Creditors for Historic Savage Mill have agreed to extend payments on about $3 million in debt, lifting the old textile-mill-turned-shopping-mall out of bankruptcy.
Allied Capital Corp. and Allied Corp. II of Washington, D.C., the mill's largest creditors, also promised discounts on the debt if it is paid back before the total loan comes due in three years.
The deal, approved by a federal court judge Thursday, protects $900,000 in state and county loans that had been made to the historic mill in 1986 for renovations.
On Oct. 24, the mill was forced into Chapter 11 bankruptcy after the two Allied companies refused to extend an Oct. 1 deadline on $4.3 million in loans.
The mill's owners agreed to pay about $1 million of the debt up front as part of the settlement, leaving the remainder to be paid over the next three years.
"It was no small effort," said Jay Winer, general partner of Savage Mill Limited Partnership. "But there was a great deal of cooperation, especially from all those who were secured creditors."
The mill, with total assets of $6.2 million, was seeking a seven-year extension on the loan from the Allied Capital companies in U.S. District Court in Baltimore.
"What we did was kind of amend and massage that plan to make it work," Mr. Winer said. "It put us in a better position to deal with all the other creditors."
The mill's other debts include $900,000 in secured loans from the state and county, as well as $300,000 in unsecured loans from the state Department of Economic Development, Provident Bank Maryland and Baltimore Gas and Electric Co.
Each year, the mill, at Foundry Street near Gorman Road, attracts as many as 350,000 customers to its 12-building complex.
The mall houses 60 tenants and 250 antique dealers who sublease small spaces. County economic development officials are pleased with the settlement, which protects their investment and the hundreds of jobs at the Mill.
"We're living happily ever after, or at least close to it," said Richard Story, executive director of the Howard County Economic Development Authority.
"Savage Mill represents one of our major tourism destinations, and we don't have many in Howard County," Mr.

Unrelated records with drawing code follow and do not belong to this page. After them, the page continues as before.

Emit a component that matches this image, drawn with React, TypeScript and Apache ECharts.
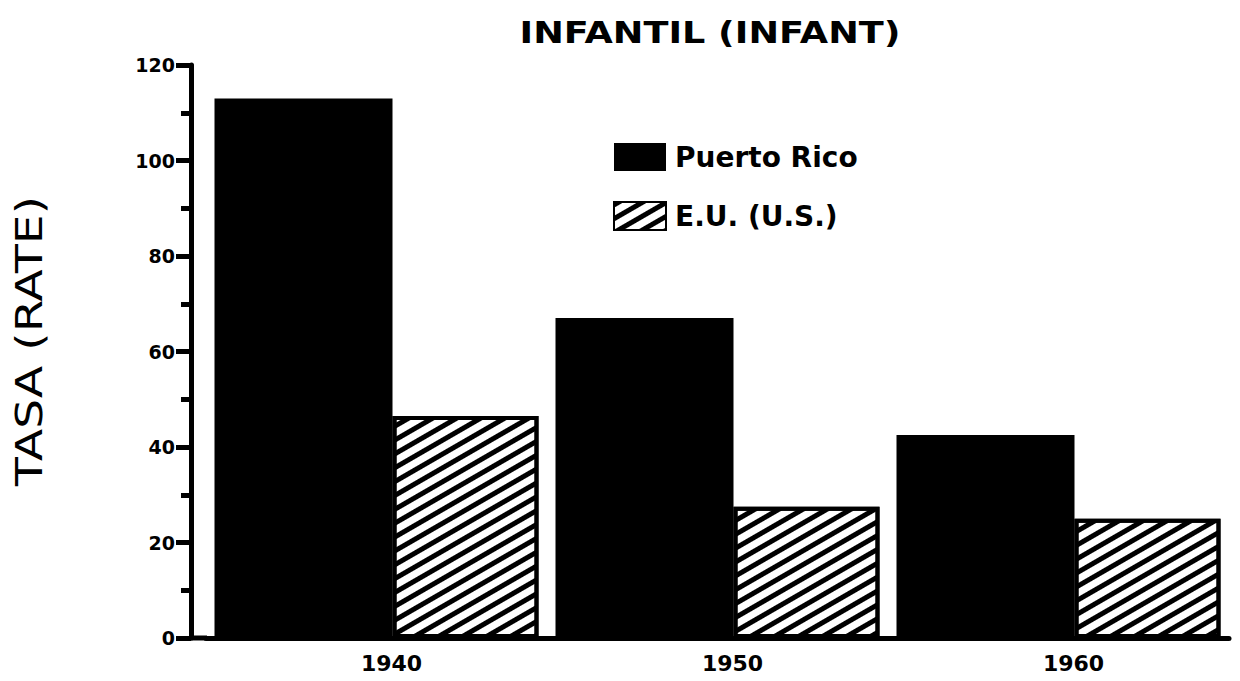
import React, { useEffect, useRef } from "react";
import * as echarts from "echarts";

const years = ["1940", "1950", "1960"];
const puertoRico = [113, 67, 42.5];
const estadosUnidos = [46.5, 27.5, 25];
const yTicks = { min: 0, max: 120, interval: 20 };
const titleText = "INFANTIL (INFANT)";
const yName = "TASA (RATE)";
const seriesNames = ["Puerto Rico", "E.U. (U.S.)"];

const FONT = "'DejaVu Sans', sans-serif";

export default function App() {
  const ref = useRef<HTMLDivElement>(null);
  useEffect(() => {
    if (!ref.current) return;
    const chart = echarts.init(ref.current, null, { renderer: "svg" });
    chart.setOption({
      animation: false,
      backgroundColor: "#ffffff",
      grid: { left: 206, right: 11, top: 65, bottom: 43, containLabel: false },
      legend: {
        orient: "vertical",
        left: 608,
        top: 138,
        itemWidth: 52,
        itemHeight: 28,
        itemGap: 30,
        icon: "rect",
        selectedMode: false,
        textStyle: {
          fontFamily: FONT,
          fontWeight: "bold",
          fontSize: 28,
          color: "#000",
          lineHeight: 28,
          padding: [0, 0, 0, 4],
        },
        data: seriesNames,
      },
      xAxis: {
        type: "category",
        data: years,
        axisLine: { show: true, lineStyle: { color: "#000", width: 5 } },
        axisTick: { show: false },
        axisLabel: {
          color: "#000",
          fontFamily: FONT,
          fontWeight: "bold",
          fontSize: 22,
          margin: 14,
          padding: [0, 0, 0, 30],
        },
      },
      yAxis: {
        type: "value",
        min: yTicks.min,
        max: yTicks.max,
        interval: yTicks.interval,
        offset: 15,
        axisLine: { show: true, lineStyle: { color: "#000", width: 5 } },
        axisTick: { show: true, length: 15, lineStyle: { color: "#000", width: 5 } },
        minorTick: { show: true, splitNumber: 2, length: 10, lineStyle: { color: "#000", width: 5 } },
        splitLine: { show: false },
        axisLabel: {
          color: "#000",
          fontFamily: FONT,
          fontWeight: "bold",
          fontSize: 19,
          margin: 16,
        },
      },
      graphic: [
        {
          type: "text",
          x: 710,
          y: 33,
          scaleX: 1.22,
          style: {
            text: titleText,
            font: `bold 30px ${FONT}`,
            fill: "#000",
            align: "center",
            verticalAlign: "middle",
          },
        },
        {
          type: "text",
          x: 29,
          y: 341,
          rotation: Math.PI / 2,
          scaleX: 1.24,
          style: {
            text: yName,
            font: `38px ${FONT}`,
            fill: "#000",
            align: "center",
            verticalAlign: "middle",
          },
        },
        {
          type: "line",
          shape: { x1: 191, y1: 638, x2: 207, y2: 638 },
          style: { stroke: "#000", lineWidth: 5 },
        },
      ],
      series: [
        {
          name: seriesNames[0],
          type: "bar",
          data: puertoRico,
          barWidth: 178,
          barGap: "0%",
          itemStyle: { color: "#000" },
        },
        {
          name: seriesNames[1],
          type: "bar",
          data: estadosUnidos,
          barWidth: 146,
          barGap: "0%",
          itemStyle: {
            color: "#fff",
            borderColor: "#000",
            borderWidth: 4,
            decal: {
              symbol: "rect",
              symbolSize: 1,
              color: "#000",
              backgroundColor: "#fff",
              dashArrayX: [1, 0],
              dashArrayY: [5, 7],
              rotation: -Math.PI / 6,
            },
          },
        },
      ],
    });
    return () => chart.dispose();
  }, []);
  return <div ref={ref} style={{ width: 1240, height: 681, margin: -8 }} />;
}
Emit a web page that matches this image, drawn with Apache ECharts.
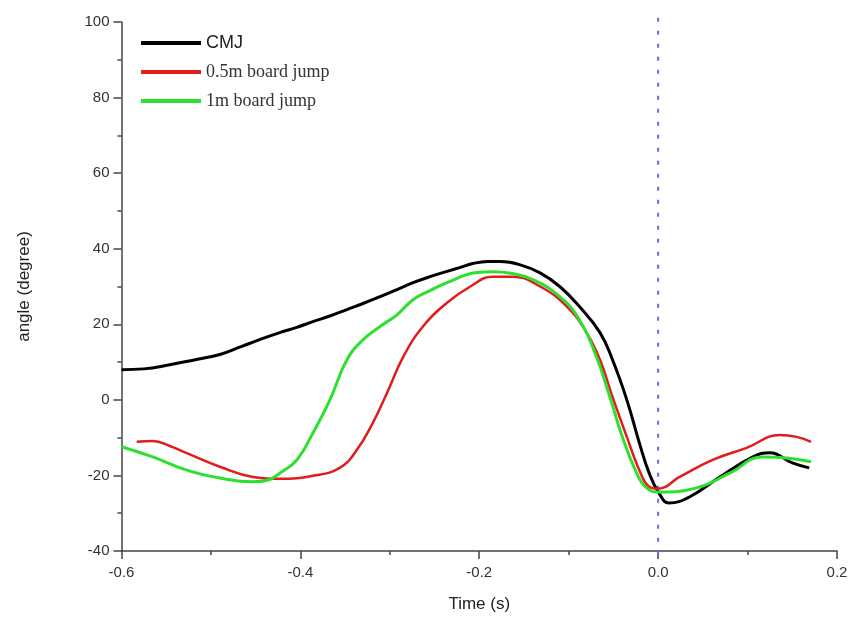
<!DOCTYPE html>
<html>
<head>
<meta charset="utf-8">
<script src="https://cdn.jsdelivr.net/npm/echarts@6/dist/echarts.min.js"></script>
<style>html,body{margin:0;padding:0;background:#fff;}#c{width:856px;height:637px;}</style>
</head>
<body>
<div id="c"></div>
<script>
var seriesNames = ['CMJ', '0.5m board jump', '1m board jump'];
var xTicks = [-0.6, -0.4, -0.2, 0.0, 0.2];
var yTicks = [-40, -20, 0, 20, 40, 60, 80, 100];

var cmjX = [-0.6, -0.575, -0.546, -0.52, -0.49, -0.467, -0.445, -0.423, -0.404, -0.386, -0.367, -0.348, -0.33, -0.311, -0.292, -0.274, -0.255, -0.236, -0.222, -0.207, -0.19, -0.177, -0.155, -0.132, -0.11, -0.088, -0.065, -0.051, -0.035, -0.021, -0.01, 0.001, 0.012, 0.035, 0.069, 0.106, 0.125, 0.15, 0.169];
var cmjY = [8.0, 8.2, 9.3, 10.5, 12, 14, 16, 17.8, 19.2, 20.7, 22.2, 23.9, 25.5, 27.3, 29.2, 31, 32.6, 34, 35, 36.1, 36.6, 36.6, 35.8, 33.6, 30, 24.7, 17.8, 10.6, 0, -11.4, -19.4, -24.7, -27.3, -25.7, -20.4, -15.1, -14, -16.7, -18];

var b05X = [-0.583, -0.565, -0.546, -0.527, -0.49, -0.453, -0.423, -0.386, -0.356, -0.337, -0.319, -0.303, -0.285, -0.263, -0.236, -0.21, -0.185, -0.163, -0.132, -0.102, -0.08, -0.065, -0.051, -0.035, -0.021, -0.01, 0, 0.024, 0.061, 0.099, 0.136, 0.155, 0.171];
var b05Y = [-11.1, -10.9, -12.2, -14.1, -17.7, -20.4, -20.9, -20.1, -18, -13.3, -6.1, 1.9, 11.4, 19.4, 25.7, 30, 32.6, 32.6, 30, 24.7, 17.8, 10.6, 0.8, -9.8, -18.6, -23, -23.5, -20.4, -15.9, -12.7, -9.3, -9.8, -11.1];

var b1X = [-0.6, -0.565, -0.527, -0.49, -0.453, -0.436, -0.423, -0.404, -0.386, -0.367, -0.348, -0.33, -0.311, -0.292, -0.274, -0.255, -0.236, -0.203, -0.185, -0.165, -0.14, -0.11, -0.088, -0.069, -0.054, -0.04, -0.024, -0.013, 0.001, 0.043, 0.08, 0.117, 0.144, 0.171];
var b1Y = [-12.4, -15.1, -18.6, -20.7, -21.7, -21.2, -19.4, -15.9, -8.8, 0, 10.6, 15.9, 19.4, 22.5, 26.5, 28.9, 31, 33.7, 33.9, 33.5, 31.8, 27.3, 21.2, 11.4, 0.8, -9.8, -19.4, -23.3, -24.4, -23.3, -19.4, -15.1, -15.4, -16.4];

var markX = [0, 0];
var markY = [-41, 103.5];

function zip(xs, ys) { return xs.map(function (x, i) { return [x, ys[i]]; }); }

var chart = echarts.init(document.getElementById('c'));
var axisFont = { fontFamily: 'Liberation Sans, Arial, sans-serif', fontSize: 15, color: '#333' };
var axisLineStyle = { color: '#444', width: 1.5 };
chart.setOption({
  animation: false,
  backgroundColor: '#fff',
  grid: { left: 121.5, right: 19, top: 22, bottom: 86 },
  legend: {
    left: 136, top: 29, orient: 'vertical', itemGap: 11,
    itemWidth: 60, itemHeight: 4, icon: 'rect',
    data: seriesNames,
    formatter: function (n) { return n === 'CMJ' ? '{s|' + n + '}' : '{r|' + n + '}'; },
    textStyle: {
      rich: {
        s: { fontFamily: 'Liberation Sans Narrow, Liberation Sans, Arial, sans-serif', fontSize: 18, color: '#222', height: 20 },
        r: { fontFamily: 'Liberation Serif, Times New Roman, serif', fontSize: 18, color: '#333', height: 20 }
      }
    }
  },
  xAxis: {
    type: 'value', min: -0.6, max: 0.2, interval: 0.2,
    name: 'Time (s)', nameLocation: 'middle', nameGap: 45,
    nameTextStyle: { fontFamily: 'Liberation Sans, Arial, sans-serif', fontSize: 17, color: '#222' },
    axisLine: { show: true, onZero: false, lineStyle: axisLineStyle },
    axisTick: { show: true, inside: false, length: 8, lineStyle: axisLineStyle },
    minorTick: { show: true, splitNumber: 2, length: 4, lineStyle: axisLineStyle },
    splitLine: { show: false },
    axisLabel: Object.assign({ margin: 14, formatter: function (v) { return v.toFixed(1); } }, axisFont)
  },
  yAxis: {
    type: 'value', min: -40, max: 100, interval: 20,
    name: 'angle (degree)', nameLocation: 'middle', nameGap: 89,
    nameTextStyle: { fontFamily: 'Liberation Sans, Arial, sans-serif', fontSize: 17, color: '#222' },
    axisLine: { show: true, onZero: false, lineStyle: axisLineStyle },
    axisTick: { show: true, inside: false, length: 8, lineStyle: axisLineStyle },
    minorTick: { show: true, splitNumber: 2, length: 4, lineStyle: axisLineStyle },
    splitLine: { show: false },
    axisLabel: Object.assign({ margin: 12 }, axisFont)
  },
  series: [
    {
      name: 'marker', type: 'line', data: zip(markX, markY), showSymbol: false, clip: false,
      silent: true, lineStyle: { color: '#6a6ad8', type: [4, 9], width: 2 }, z: 1
    },
    {
      name: seriesNames[0], type: 'line', data: zip(cmjX, cmjY), smooth: 0.45, showSymbol: false,
      lineStyle: { color: '#000', width: 3 }, itemStyle: { color: '#000' }, z: 3
    },
    {
      name: seriesNames[1], type: 'line', data: zip(b05X, b05Y), smooth: 0.45, showSymbol: false,
      lineStyle: { color: '#e01c1c', width: 2.5 }, itemStyle: { color: '#e01c1c' }, z: 4
    },
    {
      name: seriesNames[2], type: 'line', data: zip(b1X, b1Y), smooth: 0.45, showSymbol: false,
      lineStyle: { color: '#2ee02e', width: 3 }, itemStyle: { color: '#2ee02e' }, z: 5
    }
  ]
});
</script>
</body>
</html>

Story said.
In March, the Allied Capital companies purchased the mill's loan notes totaling $4.3 million from First Union Bank, which established the Oct. 1 deadline.
As part of the loan contract, that deadline permitted the Allied Capital companies to call for full payment of the loan.
Since July, the mill's owners had been seeking an extension of loan payments to the Allied companies on a $2.8 million note and a $1.5 million note, but Allied refused the proposals and wanted full payment.
Mr. Story said the county and most of the other creditors never believed that the mill was in real danger of closing.
"Everybody's goal was to keep the Savage Mill open," Mr. Story said. "We're very pleased."